What the task requires
From the listing below, select every line where the word "chart" appears.

Data section
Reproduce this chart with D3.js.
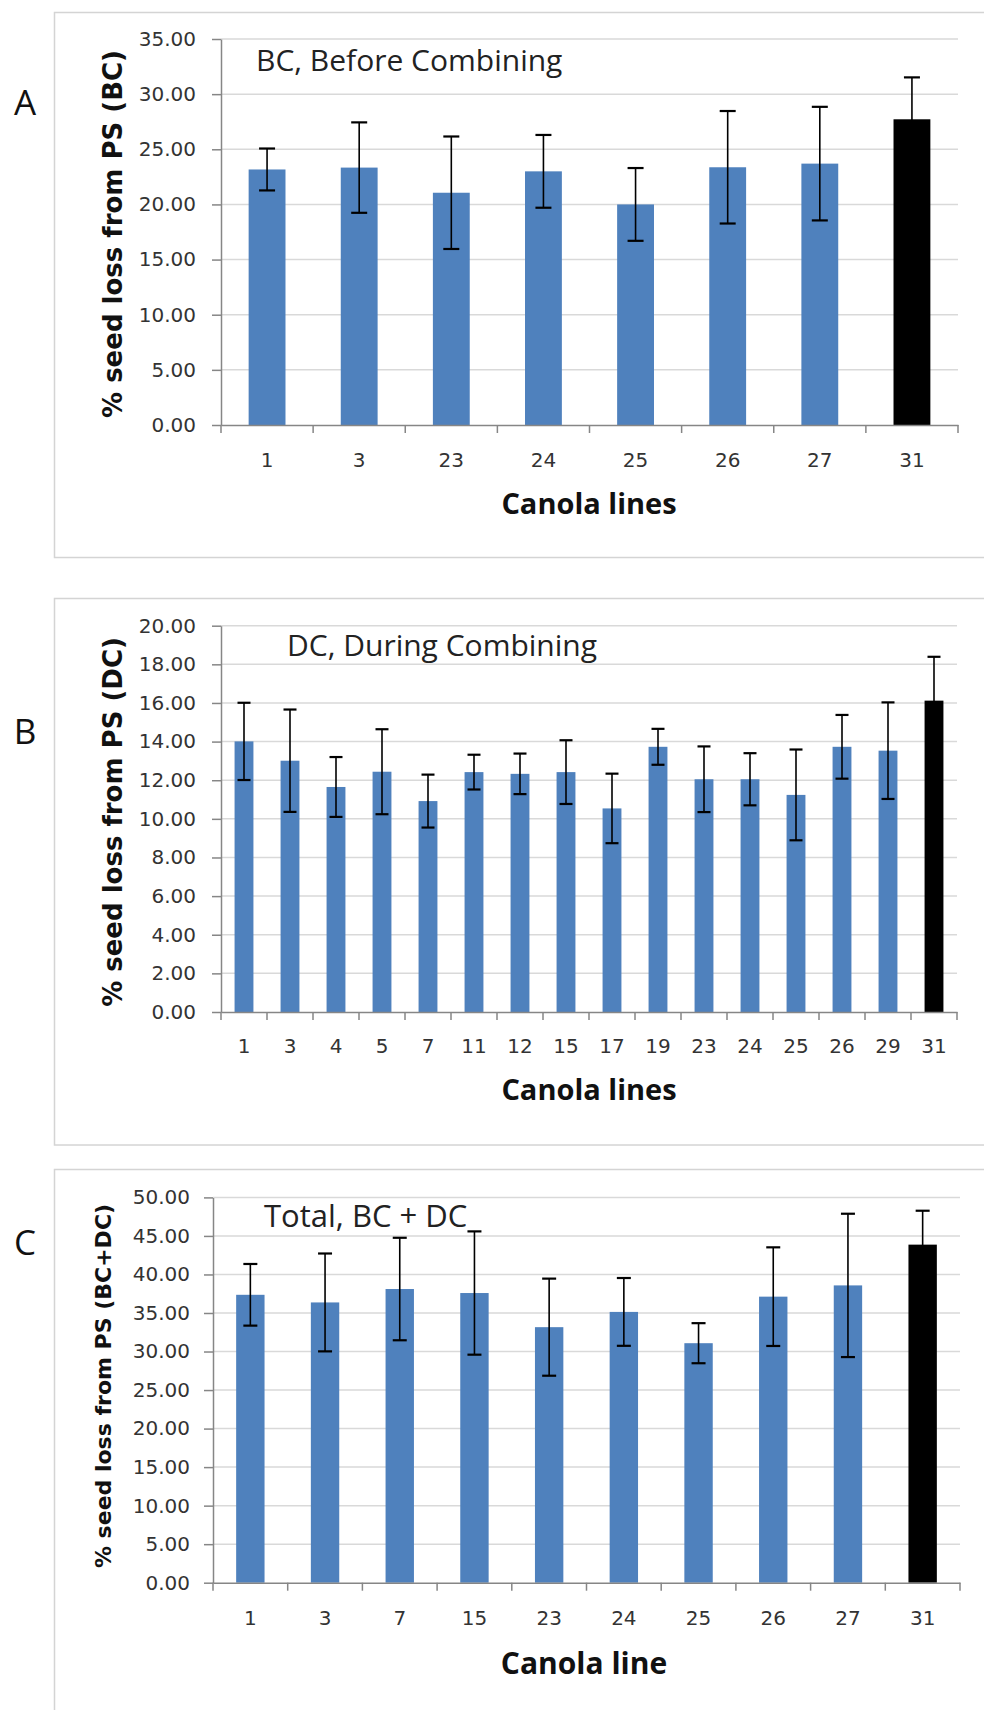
<!DOCTYPE html>
<html lang="en">
<head>
	<meta charset="utf-8">
	<title>Seed loss by canola line</title>
	<script src="https://d3js.org/d3.v7.min.js"></script>
	<style>
		body { margin: 0; background: #fff; }
		svg { display: block; }
		.tick text { font-family: "DejaVu Sans", sans-serif; font-size: 20px; fill: #333; }
	</style>
</head>
<body>
<div id="chart"></div>
<script>
	// Panel A: before combining
	var linesA = ["1", "3", "23", "24", "25", "26", "27", "31"];
	var lossA  = [23.17, 23.34, 21.06, 23.00, 20.00, 23.37, 23.70, 27.72];
	var errA   = [1.90, 4.10, 5.10, 3.30, 3.30, 5.10, 5.15, 3.80];
	var ticksA = [0, 5, 10, 15, 20, 25, 30, 35];

	// Panel B: during combining
	var linesB = ["1", "3", "4", "5", "7", "11", "12", "15", "17", "19", "23", "24", "25", "26", "29", "31"];
	var lossB  = [14.01, 13.01, 11.65, 12.44, 10.92, 12.42, 12.33, 12.42, 10.54, 13.73, 12.05, 12.05, 11.24, 13.73, 13.53, 16.12];
	var errB   = [2.00, 2.65, 1.55, 2.20, 1.37, 0.90, 1.05, 1.65, 1.80, 0.93, 1.70, 1.35, 2.35, 1.65, 2.50, 2.27];
	var ticksB = [0, 2, 4, 6, 8, 10, 12, 14, 16, 18, 20];

	// Panel C: total
	var linesC = ["1", "3", "7", "15", "23", "24", "25", "26", "27", "31"];
	var lossC  = [37.36, 36.37, 38.11, 37.59, 33.16, 35.14, 31.08, 37.12, 38.58, 43.87];
	var errC   = [4.00, 6.35, 6.65, 8.00, 6.30, 4.40, 2.60, 6.40, 9.30, 4.40];
	var ticksC = [0, 5, 10, 15, 20, 25, 30, 35, 40, 45, 50];

	var controlLine = "31";

	var w = 984, h = 1710;
	var svg = d3.select("#chart").append("svg")
		.attr("width", w)
		.attr("height", h);

	function drawPanel(p) {
		var g = svg.append("g");

		// outer frame
		g.append("rect")
			.attr("x", 54.5).attr("y", p.boxTop)
			.attr("width", 960).attr("height", p.boxBottom - p.boxTop)
			.attr("fill", "none")
			.attr("stroke", "#d4d4d4")
			.attr("stroke-width", 1.5);

		var x = d3.scaleBand()
			.domain(p.lines)
			.range([p.left, p.right])
			.padding(0);

		var y = d3.scaleLinear()
			.domain([0, d3.max(p.ticks)])
			.range([p.bottom, p.top]);

		// gridlines
		g.selectAll(".grid")
			.data(p.ticks.slice(1))
			.enter().append("line")
			.attr("x1", p.left).attr("x2", p.right)
			.attr("y1", function(d){ return y(d); })
			.attr("y2", function(d){ return y(d); })
			.attr("stroke", "#d9d9d9")
			.attr("stroke-width", 1.5);

		// y axis
		var yAxis = g.append("g")
			.attr("transform", "translate(" + p.left + ",0)")
			.call(d3.axisLeft(y).tickValues(p.ticks).tickFormat(d3.format(".2f"))
				.tickSize(9).tickPadding(p.yPad).tickSizeOuter(0));
		yAxis.selectAll("line, path").attr("stroke", "#868686").attr("stroke-width", 1.5);

		// bars
		var bw = x.bandwidth() * p.barFrac;
		g.selectAll(".bar")
			.data(p.lines)
			.enter().append("rect")
			.attr("x", function(d){ return x(d) + (x.bandwidth() - bw) / 2; })
			.attr("y", function(d, i){ return y(p.loss[i]); })
			.attr("width", bw)
			.attr("height", function(d, i){ return y(0) - y(p.loss[i]); })
			.attr("fill", function(d){ return d === controlLine ? "#000" : "#4f81bd"; });

		// x axis with ticks at category boundaries
		var xAxis = g.append("g")
			.attr("transform", "translate(0," + p.bottom + ")")
			.call(d3.axisBottom(x).tickSize(0).tickPadding(p.xPad).tickSizeOuter(0));
		xAxis.select("path").attr("stroke", "#868686").attr("stroke-width", 1.5);
		g.selectAll(".xtick")
			.data(d3.range(p.lines.length + 1))
			.enter().append("line")
			.attr("x1", function(i){ return p.left + i * x.step(); })
			.attr("x2", function(i){ return p.left + i * x.step(); })
			.attr("y1", p.bottom)
			.attr("y2", p.bottom + 8)
			.attr("stroke", "#868686")
			.attr("stroke-width", 1.5);

		// error bars
		var cap = p.cap;
		var eb = g.selectAll(".err")
			.data(p.lines)
			.enter().append("g")
			.attr("stroke", "#000")
			.attr("stroke-width", 1.6);
		eb.append("line")
			.attr("x1", function(d){ return x(d) + x.bandwidth() / 2; })
			.attr("x2", function(d){ return x(d) + x.bandwidth() / 2; })
			.attr("y1", function(d, i){ return y(p.loss[i] - p.err[i]); })
			.attr("y2", function(d, i){ return y(p.loss[i] + p.err[i]); });
		eb.append("line")
			.attr("x1", function(d){ return x(d) + x.bandwidth() / 2 - cap; })
			.attr("x2", function(d){ return x(d) + x.bandwidth() / 2 + cap; })
			.attr("y1", function(d, i){ return y(p.loss[i] + p.err[i]); })
			.attr("y2", function(d, i){ return y(p.loss[i] + p.err[i]); })
			.attr("stroke-width", 2.2);
		eb.append("line")
			.attr("x1", function(d){ return x(d) + x.bandwidth() / 2 - cap; })
			.attr("x2", function(d){ return x(d) + x.bandwidth() / 2 + cap; })
			.attr("y1", function(d, i){ return y(p.loss[i] - p.err[i]); })
			.attr("y2", function(d, i){ return y(p.loss[i] - p.err[i]); })
			.attr("stroke-width", 2.2);

		// panel letter
		g.append("text")
			.attr("x", 25).attr("y", p.letterY)
			.attr("text-anchor", "middle")
			.attr("font-family", "'Open Sans', sans-serif")
			.attr("font-size", "35px")
			.attr("fill", "#111")
			.text(p.letter);

		// title inside plot
		g.append("text")
			.attr("x", p.titleX).attr("y", p.titleY)
			.attr("font-family", "'Open Sans', sans-serif")
			.attr("font-size", p.titleSize + "px")
			.attr("fill", "#222")
			.text(p.title);

		// x label
		g.append("text")
			.attr("x", p.xLabelX).attr("y", p.xLabelY)
			.attr("text-anchor", "middle")
			.attr("font-family", "'Open Sans', sans-serif")
			.attr("font-weight", "bold")
			.attr("font-size", p.xLabelSize + "px")
			.attr("fill", "#111")
			.text(p.xLabel);

		// y label
		g.append("text")
			.attr("transform", "translate(" + p.yLabelX + "," + p.yLabelY + ") rotate(-90)")
			.attr("text-anchor", "middle")
			.attr("dominant-baseline", "central")
			.attr("font-family", "'DejaVu Sans', sans-serif")
			.attr("font-weight", "bold")
			.attr("font-size", p.yLabelSize + "px")
			.attr("fill", "#111")
			.text(p.yLabel);
	}

	drawPanel({
		lines: linesA, loss: lossA, err: errA, ticks: ticksA,
		boxTop: 12.5, boxBottom: 557.5,
		left: 221, right: 958, top: 39, bottom: 425,
		yPad: 16, xPad: 28, barFrac: 0.4, cap: 8,
		letter: "A", letterY: 114.5,
		title: "BC, Before Combining", titleX: 256, titleY: 71, titleSize: 30,
		xLabel: "Canola lines", xLabelX: 589, xLabelY: 514, xLabelSize: 29,
		yLabel: "% seed loss from PS (BC)", yLabelX: 113, yLabelY: 234, yLabelSize: 26
	});

	drawPanel({
		lines: linesB, loss: lossB, err: errB, ticks: ticksB,
		boxTop: 598.5, boxBottom: 1145,
		left: 221, right: 957, top: 625.7, bottom: 1012,
		yPad: 16, xPad: 27, barFrac: 0.41, cap: 6.5,
		letter: "B", letterY: 744,
		title: "DC, During Combining", titleX: 287, titleY: 656, titleSize: 30,
		xLabel: "Canola lines", xLabelX: 589, xLabelY: 1100, xLabelSize: 29,
		yLabel: "% seed loss from PS (DC)", yLabelX: 113, yLabelY: 822, yLabelSize: 26
	});

	drawPanel({
		lines: linesC, loss: lossC, err: errC, ticks: ticksC,
		boxTop: 1169.5, boxBottom: 1730,
		left: 213, right: 960, top: 1197.4, bottom: 1582.7,
		yPad: 14, xPad: 28, barFrac: 0.38, cap: 7,
		letter: "C", letterY: 1254.5,
		title: "Total, BC + DC", titleX: 264, titleY: 1227, titleSize: 31,
		xLabel: "Canola line", xLabelX: 584, xLabelY: 1674, xLabelSize: 30,
		yLabel: "% seed loss from PS (BC+DC)", yLabelX: 103.5, yLabelY: 1386, yLabelSize: 22
	});
</script>
</body>
</html>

Reply to the exercise
Reproduce this chart with D3.js.
<div id="chart"></div>
	var svg = d3.select("#chart").append("svg")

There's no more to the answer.